Frequently these players on minor-league deals are placed in the ECHL to bide their time until they are required in the AHL. Overall, Bergevin signed 45 minor contracts during his tenure prior to the 2018-19 season, of which only five never played an AHL game: Chaput (2013-14), Matt Grassi (2013-14), Frankie Palazzese (2014-15), Jeremie Blain (2016-17), and Mathieu Corderre-Gagnon (2016-17). Most of these players spent the season in the ECHL, with Blain and Chaput requesting a trade rather than agreeing to that move.

Overall the Canadiens have failed to build an adequate three-tier depth with ECHL involvement. The biggest ECHL contributors have been Olivier Fortier with 23 points in 29 games in 2012-13, Travis Brown with 22 points in 55 games in 2015-16, and Angelo Miceli with 20 points in 26 games in 2015-16.

Of the 45 minor-league players, 23 played at least one game in the ECHL, but that number dwindles fast if you up the criterion to 25 games or more in the ECHL: only nine.

Only a select few players on minor-league deals ever earned a second season: David Broll (2016–18), Chaput (2012–14), Josiah Didier (2015–17), Markus Eisenschmid (2015-17), Maxime Macenauer (2013–15), and Yannick Veilleux (2016-18).

Eisenschmid is probably the most successful of these players, as he signed an AHL/ECHL deal in 2015-16, a one-way AHL deal in 2016-17, and half-way through that season signed an NHL entry-level contract for two seasons, staying with the organization until the end of 2017-18. No player has graduated from a minor-league contract to the NHL.

The highest scoring players on a minor league deal were T.J. Hensick, who led the 2014-15 Hamilton Bulldogs with 60 points, and defenceman Eric Gelinas in 2017-18 with 26 points.

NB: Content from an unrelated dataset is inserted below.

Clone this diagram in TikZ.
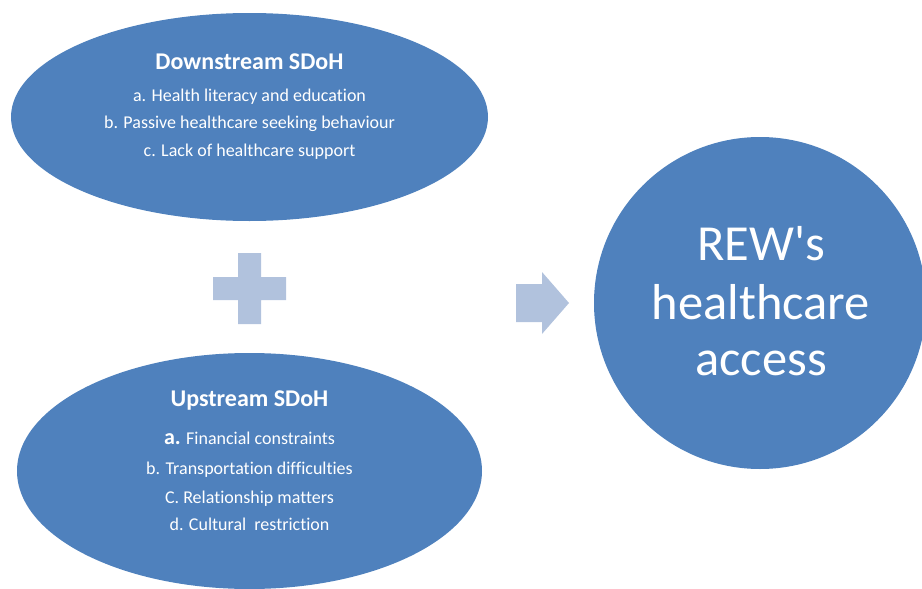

Four goaltenders signed minor-league deals, with only Frankie Palazzese (2014-15) not playing a game at the AHL level. Everyone else got to play at least 20 games, including Desjardins (2012-13), Eddie Pasquale (2015-16), and Yann Danis (2016-17). Palazzese started 41 games in the ECHL, while Pasquale played 12. Desjardins did not complete the season however, as he was traded to the Tampa Bay Lightning for Dustin Tokarski once the NHL season resumed.